Last Saturday Jason Salzman of the Rocky Mountain News cited me and Ari Armstrong as people in Colorado he’d quote for “an extreme free-market view”:
In response to my last column documenting how Denver journalists love and embed the conservative/libertarian Independence Institute, some people asked whom I’d quote instead of institute President Jon Caldara. … For an extreme free-market view, there’s Ari Armstrong (ariarmstrong.com) and Brian T. S[ch]wartz (wakalix.com), among others.
Ari wrote some insightful comments on this on his blog, here. An excerpt:
Unlike most politicians and commentators these days, I don’t get ruffled when somebody suggests that I’m “extreme.” If this strikes you as odd, allow me to ask you a few questions.

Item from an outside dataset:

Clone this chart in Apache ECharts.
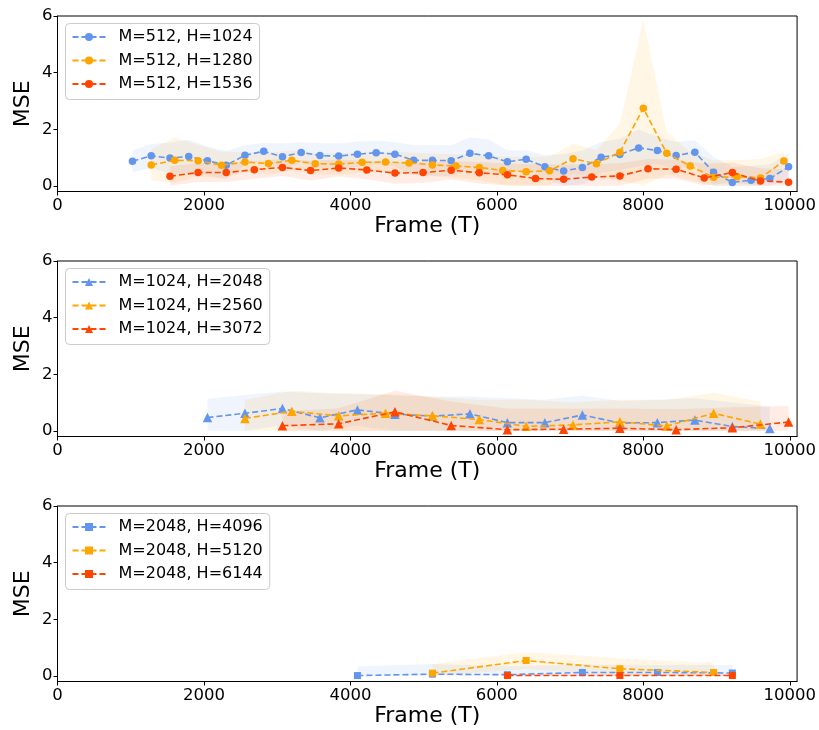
<!DOCTYPE html>
<html><head><meta charset="utf-8">
<script src="https://cdn.jsdelivr.net/npm/echarts@6/dist/echarts.min.js"></script>
<style>html,body{margin:0;padding:0;background:#fff}#c{width:819px;height:730px}</style>
</head><body><div id="c"></div>
<script>
// ---------- Panel 1 (M=512) ----------
const p1BlueX = [1024,1280,1536,1792,2048,2304,2560,2816,3072,3328,3584,3840,4096,4352,4608,4864,5120,5376,5632,5888,6144,6400,6656,6912,7168,7424,7680,7936,8192,8448,8704,8960,9216,9472,9728,9984];
const p1BlueY = [0.87,1.06,0.98,1.04,0.89,0.73,1.08,1.22,1.03,1.18,1.07,1.05,1.12,1.17,1.12,0.90,0.90,0.89,1.15,1.06,0.85,0.94,0.67,0.52,0.65,1.01,1.11,1.34,1.25,1.07,1.19,0.48,0.12,0.20,0.26,0.67];
const p1BlueSd = [0.39,0.42,0.55,0.59,0.50,0.50,0.35,0.29,0.47,0.36,0.44,0.45,0.45,0.42,0.42,0.53,0.54,0.54,0.56,0.58,0.41,0.32,0.41,0.60,0.60,0.54,0.55,0.65,0.48,0.48,0.42,0.54,0.55,0.50,0.50,0.47];
const p1OrangeX = [1280,1600,1920,2240,2560,2880,3200,3520,3840,4160,4480,4800,5120,5440,5760,6080,6400,6720,7040,7360,7680,8000,8320,8640,8960,9280,9600,9920];
const p1OrangeY = [0.74,0.90,0.89,0.73,0.84,0.79,0.90,0.78,0.77,0.83,0.84,0.81,0.74,0.70,0.65,0.54,0.50,0.53,0.96,0.78,1.19,2.74,1.15,0.70,0.30,0.32,0.28,0.88];
const p1OrangeSd = [0.55,0.81,0.55,0.47,0.35,0.38,0.35,0.38,0.38,0.36,0.36,0.37,0.40,0.42,0.45,0.50,0.52,0.50,0.54,0.48,1.00,3.12,0.75,0.50,0.60,0.58,0.67,0.32];
const p1RedX = [1536,1920,2304,2688,3072,3456,3840,4224,4608,4992,5376,5760,6144,6528,6912,7296,7680,8064,8448,8832,9216,9600,9984];
const p1RedY = [0.34,0.47,0.47,0.57,0.65,0.54,0.63,0.56,0.45,0.47,0.55,0.46,0.39,0.26,0.23,0.31,0.35,0.60,0.59,0.28,0.47,0.17,0.13];
const p1RedSd = [0.35,0.33,0.33,0.32,0.30,0.35,0.30,0.33,0.38,0.37,0.33,0.38,0.40,0.50,0.52,0.45,0.45,0.35,0.33,0.50,0.35,0.45,0.45];

// ---------- Panel 2 (M=1024) ----------
const p2BlueX = [2048,2560,3072,3584,4096,4608,5120,5632,6144,6656,7168,7680,8192,8704,9216,9728];
const p2BlueY = [0.47,0.62,0.79,0.46,0.74,0.59,0.52,0.60,0.29,0.29,0.56,0.28,0.29,0.38,0.15,0.08];
const p2BlueSd = [0.66,0.65,0.60,0.87,0.56,0.66,0.68,0.61,0.86,0.81,0.69,0.77,0.81,0.77,0.85,0.78];
const p2OrangeX = [2560,3200,3840,4480,5120,5760,6400,7040,7680,8320,8960,9600];
const p2OrangeY = [0.44,0.69,0.53,0.62,0.53,0.40,0.16,0.21,0.32,0.17,0.62,0.24];
const p2OrangeSd = [0.65,0.73,0.80,0.68,0.67,0.70,0.94,0.79,0.78,0.93,0.73,0.79];
const p2RedX = [3072,3840,4608,5376,6144,6912,7680,8448,9216,9984];
const p2RedY = [0.18,0.25,0.67,0.19,0.04,0.06,0.09,0.04,0.11,0.31];
const p2RedSd = [0.50,0.55,0.75,0.85,0.75,0.72,0.70,0.72,0.72,0.57];

// ---------- Panel 3 (M=2048) ----------
const p3BlueX = [4096,5120,6144,7168,8192,9216];
const p3BlueY = [0.01,0.06,0.04,0.12,0.12,0.10];
const p3BlueSd = [0.32,0.36,0.30,0.28,0.26,0.28];
const p3OrangeX = [5120,6400,7680,8960];
const p3OrangeY = [0.095,0.54,0.25,0.12];
const p3OrangeSd = [0.32,0.30,0.37,0.33];
const p3RedX = [6144,7680,9216];
const p3RedY = [0.01,0.01,0.01];
const p3RedSd = [0.05,0.05,0.05];

// ---------- Labels / ticks ----------
const xTicks = [0,2000,4000,6000,8000,10000];
const yTicks = [0,2,4,6];
const xTitle = 'Frame (T)';
const yTitle = 'MSE';
const names1 = ['M=512, H=1024','M=512, H=1280','M=512, H=1536'];
const names2 = ['M=1024, H=2048','M=1024, H=2560','M=1024, H=3072'];
const names3 = ['M=2048, H=4096','M=2048, H=5120','M=2048, H=6144'];
const colors = ['#6495ED','#FFA500','#FF4500'];
const symbols = ['circle','triangle','rect'];

const FONT = 'DejaVu Sans';
const panelTops = [16, 261, 506];
const panelH = 175.5;

const panels = [
  {names: names1, sets: [[p1BlueX,p1BlueY,p1BlueSd],[p1OrangeX,p1OrangeY,p1OrangeSd],[p1RedX,p1RedY,p1RedSd]]},
  {names: names2, sets: [[p2BlueX,p2BlueY,p2BlueSd],[p2OrangeX,p2OrangeY,p2OrangeSd],[p2RedX,p2RedY,p2RedSd]]},
  {names: names3, sets: [[p3BlueX,p3BlueY,p3BlueSd],[p3OrangeX,p3OrangeY,p3OrangeSd],[p3RedX,p3RedY,p3RedSd]]}
];

function hexA(hex, a) {
  const n = parseInt(hex.slice(1), 16);
  return 'rgba(' + (n >> 16) + ',' + ((n >> 8) & 255) + ',' + (n & 255) + ',' + a + ')';
}

const grids = [], xAxes = [], yAxes = [], legends = [], series = [];
const symSizes = [7.5, 9.5, 7];
panels.forEach((p, gi) => {
  grids.push({left: 57.5, top: panelTops[gi], width: 742.5, height: panelH, show: true, borderColor: '#000', borderWidth: 1, backgroundColor: 'transparent'});
  xAxes.push({
    gridIndex: gi, type: 'value', min: 0, max: 10100,
    axisLine: {show: true, onZero: false, lineStyle: {color: '#000', width: 1}},
    axisTick: {show: true, length: 4, customValues: xTicks, lineStyle: {color: '#000'}},
    axisLabel: {customValues: xTicks, fontSize: 16.5, color: '#000', fontFamily: FONT, margin: 6, formatter: v => String(v)},
    splitLine: {show: false},
    name: xTitle, nameLocation: 'middle', nameGap: 24,
    nameTextStyle: {fontSize: 22, color: '#000', fontFamily: FONT, verticalAlign: 'top'}
  });
  yAxes.push({
    gridIndex: gi, type: 'value', min: -0.2, max: 6,
    axisLine: {show: true, onZero: false, lineStyle: {color: '#000', width: 1}},
    axisTick: {show: true, length: 4, customValues: yTicks, lineStyle: {color: '#000'}},
    axisLabel: {customValues: yTicks, fontSize: 16.5, color: '#000', fontFamily: FONT, margin: 5, formatter: v => String(v)},
    splitLine: {show: false},
    name: yTitle, nameLocation: 'middle', nameGap: 23, nameMoveOverlap: false,
    nameTextStyle: {fontSize: 22, color: '#000', fontFamily: FONT}
  });
  legends.push({
    data: p.names, orient: 'vertical', left: 65.5, top: panelTops[gi] + 7.5,
    itemWidth: 33, itemHeight: 10, itemGap: 7.5,
    padding: [5.5, 7, 7.5, 6],
    borderColor: '#cccccc', borderWidth: 1, borderRadius: 4, backgroundColor: 'rgba(255,255,255,0.8)',
    textStyle: {fontSize: 16, fontFamily: FONT, color: '#000', lineHeight: 10, padding: [0,0,0,8]}
  });
  p.sets.forEach((s, si) => {
    const [xs, ys, sd] = s;
    const lo = xs.map((x, i) => Math.max(ys[i] - sd[i], 0));
    const hi = xs.map((x, i) => ys[i] + sd[i]);
    series.push({
      type: 'custom', name: 'band' + gi + '_' + si, xAxisIndex: gi, yAxisIndex: gi,
      data: xs.map((x, i) => [x, lo[i], hi[i]]),
      encode: {x: 0, y: [1, 2]}, silent: true, z: 1, animation: false,
      renderItem: (params, api) => {
        if (params.dataIndexInside !== 0) return null;
        const pts = [];
        for (let i = 0; i < xs.length; i++) pts.push(api.coord([xs[i], hi[i]]));
        for (let i = xs.length - 1; i >= 0; i--) pts.push(api.coord([xs[i], lo[i]]));
        return {type: 'polygon', shape: {points: pts}, style: {fill: hexA(colors[si], 0.1), stroke: null}};
      }
    });
  });
  p.sets.forEach((s, si) => {
    const [xs, ys] = s;
    series.push({
      type: 'line', name: p.names[si], xAxisIndex: gi, yAxisIndex: gi,
      data: xs.map((x, i) => [x, ys[i]]),
      symbol: symbols[gi], symbolSize: symSizes[gi],
      lineStyle: {color: colors[si], width: 1.6, type: [6, 3]},
      itemStyle: {color: colors[si]}, z: 3 + si, animation: false
    });
  });
});

const chart = echarts.init(document.getElementById('c'), null, {renderer: 'canvas'});
chart.setOption({
  backgroundColor: '#fff', animation: false,
  grid: grids, xAxis: xAxes, yAxis: yAxes, legend: legends, series: series
});
</script>
</body></html>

Do you want to be extremely happy, or just sort of happy? (I’m not talking about a superficial giddiness, but a deep enjoyment of life.)
Would you like to live in an extremely just society, or a society that’s just only some of the time?

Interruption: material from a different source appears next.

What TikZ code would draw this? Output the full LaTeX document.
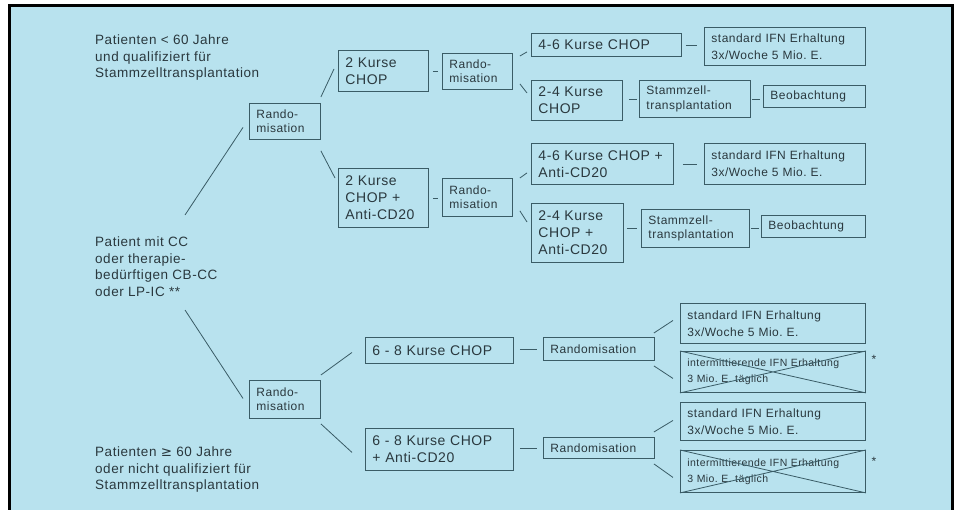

Should we strive to be extremely good, extremely virtuous, extremely moral, or just pretty good?
The alternative to extreme happiness, justice, and goodness is some amount of unhappiness, injustice, and destructive vice. (Please don’t confuse “vice” with activities that can be healthy in the right context, such as moderate drinking.)
Imagine yourself in the mid-1800s. The abolitionists called for the abolition — the complete abandonment — of slavery. They took the extreme position that slavery is morally wrong and should be completely outlawed. The moderates, on the other hand, argued that slavery should merely be restricted. Would you have been on the side of the abolitionists or the moderates?